The similarities between President Bolsanoro and his American counterpart are extraordinary.
The similarities between President Bolsanoro and his American counterpart are extraordinary. The Brazilian leader revels in the moniker Trump of the Tropics and Trump’s National Security Advisor John Bolton has returned the compliment with the quip, ‘Up here, maybe we’ll call President Trump the Bolsanoro of North America,’” writes Professor Sreeram Chaulia in his recently-published Trumped: Emerging Powers in a Post-American World. Prof. Chaulia, dean of the School of International Affairs at O.P. Jindal Global University, further elaborating upon the parallels between the two North and South American leaders, adds, “Like his idol Donald Trump, Bolsanoro overcame the centrist of political mainstream and surged to power by exploiting a crisis of democracy and capitalism that pushed Brazilian voters to embrace his extremism and anti-elitist radicalism.” (p148)
Brazil, along with India, Turkey and Nigeria, are the countries among the “Rest” that Prof. Chaulia discusses at length in the book to argue that Trump has provided an opportunity to emerging powers to rise up and fill the geopolitical vacuum amid a US retreat. Interestingly, since the publication of this book, while Bolton, sacked through a tweet, no longer remains the NSA, Bolsanoro attended India’s Republic Day parade as chief guest a year since Trump declined the invitation for the same in 2019 citing domestic scheduling issues. New Delhi is hoping to host Trump some time end of February, for the first time since he moved into White House after the 2016 elections described by strategic experts often as a Black Swan event.
The author discusses the confrontational chaos between Trump and Turkey’s Recep Tayyip Erdogan stemming among others from the DC approach to Tehran, leading to a new geopolitical axis in the Middle East with Moscow in a key role. He charts the way the far right populist Jair Bolsonaro has managed a 360-degree turn for Brazil from the socialist Lula’s wariness of American hegemony to becoming close partners with a temperamental bullying Trump. In Nigeria’s context, Chaulia presents insights into the opportunity for President Muhammadu Buhari to push for his country’s increased leadership in West Africa. But he cites the 2016 economic recession when oil prices collapsed, continued threat posed by terrorist organisation Boko Haram and US withdrawal from West African security efforts leaving the G5 Sahel — Burkina Faso, Mali, Niger, Chad, and Mauritania — to shoulder greater responsibilities as obstacles to Buhari’s leadership blueprint mired in domestic crises. The countries cited to illustrate the author’s argu
ments are large economies that should have benefited if the international institutional architecture that evolved post 1945 were equitable in nature.
Interestingly, the book debates whether or not the emerging powers can steer clear of bandwagoning either with the US or the elephant in the room, China, to build a new multipolar world order. Or will Trump’s frequent insults and threats for allies and partners sharply deteriorate an existing balance of power? It takes a close look at the rise of an aggressive China, its trade and investment expansion through the BRI (Belt and Road Initiative) to its military modernisation.
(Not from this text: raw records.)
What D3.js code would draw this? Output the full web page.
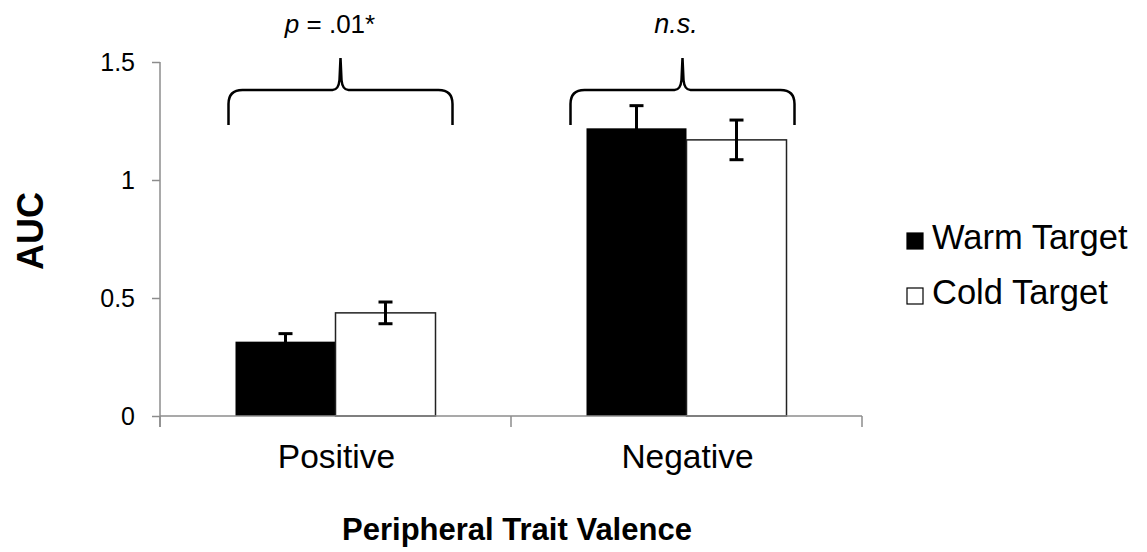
<!DOCTYPE html>
<html>
<head>
<meta charset="utf-8">
<script src="https://cdn.jsdelivr.net/npm/d3@7"></script>
<style>
  html, body { margin: 0; padding: 0; background: #fff; }
  svg { display: block; font-family: "Liberation Sans", Arial, sans-serif; }
</style>
</head>
<body>
<svg id="chart" width="1147" height="552"></svg>
<script>
// ---- data ----
const categories = ["Positive", "Negative"];
const series = ["Warm Target", "Cold Target"];
const warmValues = [0.315, 1.219];
const coldValues = [0.437, 1.170];
const warmErrors = [0.034, 0.096];
const coldErrors = [0.046, 0.084];
const yTicks = [0, 0.5, 1, 1.5];
const yTickLabels = ["0", "0.5", "1", "1.5"];
const annotations = ["p = .01*", "n.s."];

// ---- layout ----
const svg = d3.select("#chart");
const x0 = 160, x1 = 862, yTop = 62, yBottom = 416;

const x = d3.scaleBand().domain(categories).range([x0, x1]).padding(0);
const bw = x.bandwidth();
const xs = d3.scaleBand().domain(series).range([(bw - 200) / 2, (bw + 200) / 2]).padding(0);
const y = d3.scaleLinear().domain([0, 1.5]).range([yBottom, yTop]);

const fills = { "Warm Target": "#000000", "Cold Target": "#ffffff" };

const rows = [];
categories.forEach((c, i) => {
  rows.push({ cat: c, s: "Warm Target", v: warmValues[i], e: warmErrors[i] });
  rows.push({ cat: c, s: "Cold Target", v: coldValues[i], e: coldErrors[i] });
});

// y axis
const yAxis = d3.axisLeft(y).tickValues(yTicks).tickFormat((d, i) => yTickLabels[i]).tickSize(8).tickPadding(17);
const gy = svg.append("g").attr("transform", `translate(${x0},0)`).call(yAxis);
gy.select(".domain").attr("stroke", "#8c8c8c").attr("stroke-width", 1.5).attr("d", `M0,${yTop}V${yBottom + 11}`);
gy.selectAll(".tick line").attr("stroke", "#8c8c8c").attr("stroke-width", 1.5);
gy.selectAll(".tick text").attr("font-size", 25).attr("fill", "#000").attr("font-family", "Liberation Sans, Arial, sans-serif");

// bars
svg.append("g").selectAll("rect").data(rows).join("rect")
  .attr("x", d => x(d.cat) + xs(d.s))
  .attr("y", d => y(d.v))
  .attr("width", xs.bandwidth())
  .attr("height", d => y(0) - y(d.v))
  .attr("fill", d => fills[d.s])
  .attr("stroke", d => d.s === "Cold Target" ? "#222" : "none")
  .attr("stroke-width", 1.5);

// x axis
const xTickPositions = [x0].concat(categories.map(c => x(c) + bw));
const gx = svg.append("g");
gx.append("line").attr("x1", x0).attr("x2", x1).attr("y1", yBottom).attr("y2", yBottom)
  .attr("stroke", "#8c8c8c").attr("stroke-width", 1.5);
gx.selectAll("line.t").data(xTickPositions).join("line").attr("class", "t")
  .attr("x1", d => d).attr("x2", d => d).attr("y1", yBottom).attr("y2", yBottom + 11)
  .attr("stroke", "#8c8c8c").attr("stroke-width", 1.5);
gx.selectAll("text").data(categories).join("text")
  .attr("x", d => x(d) + bw / 2 + 1)
  .attr("y", 468)
  .attr("text-anchor", "middle")
  .attr("font-size", 33.5)
  .text(d => d);

// error bars
const eb = svg.append("g").attr("stroke", "#000").attr("stroke-width", 3);
rows.forEach(d => {
  const cx = x(d.cat) + xs(d.s) + xs.bandwidth() / 2;
  eb.append("line").attr("x1", cx).attr("x2", cx).attr("y1", y(d.v - d.e)).attr("y2", y(d.v + d.e));
  eb.append("line").attr("x1", cx - 7).attr("x2", cx + 7).attr("y1", y(d.v + d.e)).attr("y2", y(d.v + d.e));
  eb.append("line").attr("x1", cx - 7).attr("x2", cx + 7).attr("y1", y(d.v - d.e)).attr("y2", y(d.v - d.e));
});

// braces + annotations
const braceOffsets = [5, -4];
categories.forEach((c, i) => {
  const cx = x(c) + bw / 2 + braceOffsets[i];
  const half = 112, top = 90, bot = 125, peak = 58;
  const L = cx - half, R = cx + half;
  const p = `M${L},${bot} L${L},${top + 14} Q${L},${top} ${L + 14},${top} L${cx - 8},${top} Q${cx - 2},${top} ${cx - 1},${top - 10} L${cx},${peak} L${cx + 1},${top - 10} Q${cx + 2},${top} ${cx + 8},${top} L${R - 14},${top} Q${R},${top} ${R},${top + 14} L${R},${bot}`;
  svg.append("path").attr("d", p).attr("fill", "none").attr("stroke", "#000").attr("stroke-width", 2.5);
});
const ann = svg.append("g");
const t1 = ann.append("text").attr("x", 330).attr("y", 33).attr("text-anchor", "middle").attr("font-size", 26);
t1.append("tspan").attr("font-style", "italic").text("p");
t1.append("tspan").text(annotations[0].slice(1));
ann.append("text").attr("x", 676).attr("y", 33).attr("text-anchor", "middle").attr("font-size", 27)
  .attr("font-style", "italic").text(annotations[1]);

// axis titles
svg.append("text").attr("transform", "translate(43,231) rotate(-90)").attr("text-anchor", "middle")
  .attr("font-size", 36).attr("font-weight", "bold").text("AUC");
svg.append("text").attr("x", 517).attr("y", 540).attr("text-anchor", "middle")
  .attr("font-size", 31).attr("font-weight", "bold").text("Peripheral Trait Valence");

// legend
const lg = svg.append("g");
series.forEach((s, i) => {
  const yy = 249 + i * 55;
  lg.append("rect").attr("x", 907).attr("y", yy - 16).attr("width", 16).attr("height", 16)
    .attr("fill", fills[s]).attr("stroke", "#000").attr("stroke-width", 1.2);
  lg.append("text").attr("x", 932).attr("y", yy).attr("font-size", 34.5).text(s);
});
</script>
</body>
</html>
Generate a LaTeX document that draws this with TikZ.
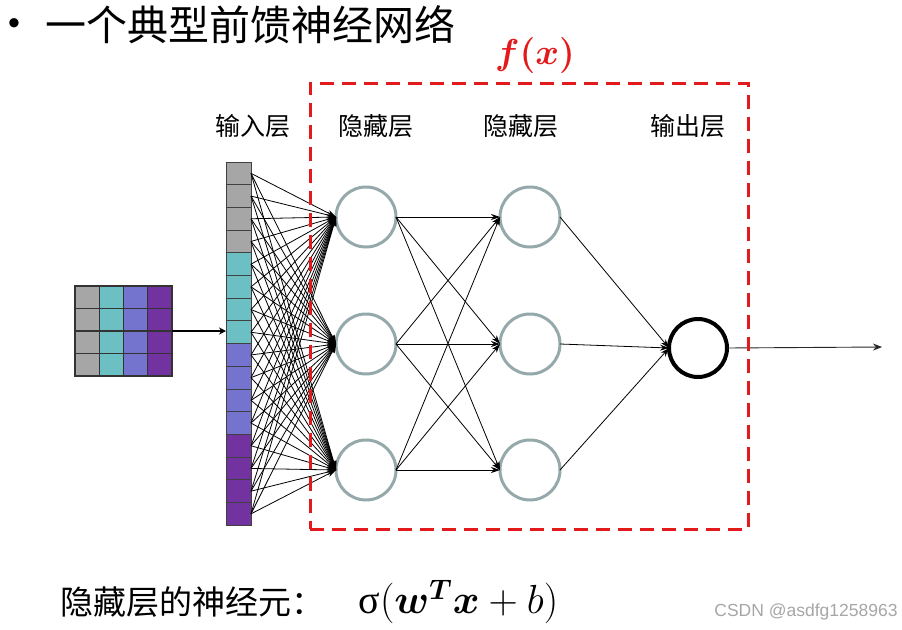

Perhaps a chapter on the Trump-Xi strongmen saga through the lens of China’s own internal economic sustainability challenges and trepidation around BRI impacting the DC-Beijing narrative would have enriched the read further. “I think it is not India’s way to be a disruptionist power internationally, I think we should be a stabilising power. There are already enough forces of disruption in the world. Somebody needs to make up a bit... It is also not the India way to be self-centred, to be mercantilist. Therefore, it’s important to be global, law abiding, consultative,” said external affairs minister S. Jaishankar at the annual global think tank Raisina Dialogue recently. Jaishankar in the last edition of the dialogue organised by his ministry had included the rise of China and choices, posture and behaviour of the US among the biggest global disruptions.
It is timely then that the author gives a detailed attention in the book to the India story of strategic neglect to strategic assertion, the transition from India-US being “estranged democracies” to “natural allies”, the Modi-Obama to Modi-Trump era and recalibration with China and Russia as New Delhi faced its moment of truth and realised Trump’s lack of commitment starting with the Doklam crisis in 2017 to Pakistan sponsored terrorism. But when the US chooses to withdraw from Afghanistan, can India with its No-Boots-On-Ground principled position actually emerge to be the key player on the South and Central Asian chessboard? Will these non-western powers, given their own domestic and resource limitations and tests of democracies, have the wherewithal to rise to the responsibilities amid increasing Chinese heft? Will multilateral arrangements like BRICS, IBSA, ASEAN, SCO pave way for a more equitable, liberal global governance even as Trump trumpets the America First Movement and paints the liberal world order as a villain?
The book presents a compelling argument that there is window of opportunity for non-Western nations to take a lead with an isolationist US, but stops short of discussing how or recommending specific ideas. But it is a timely, scholarly and yet easy-to-read work that is an important sequel in many ways to the post-American world where Trump, whether he is scathed by or emerges stronger from his impeachment, has disrupted the world order, offline and online.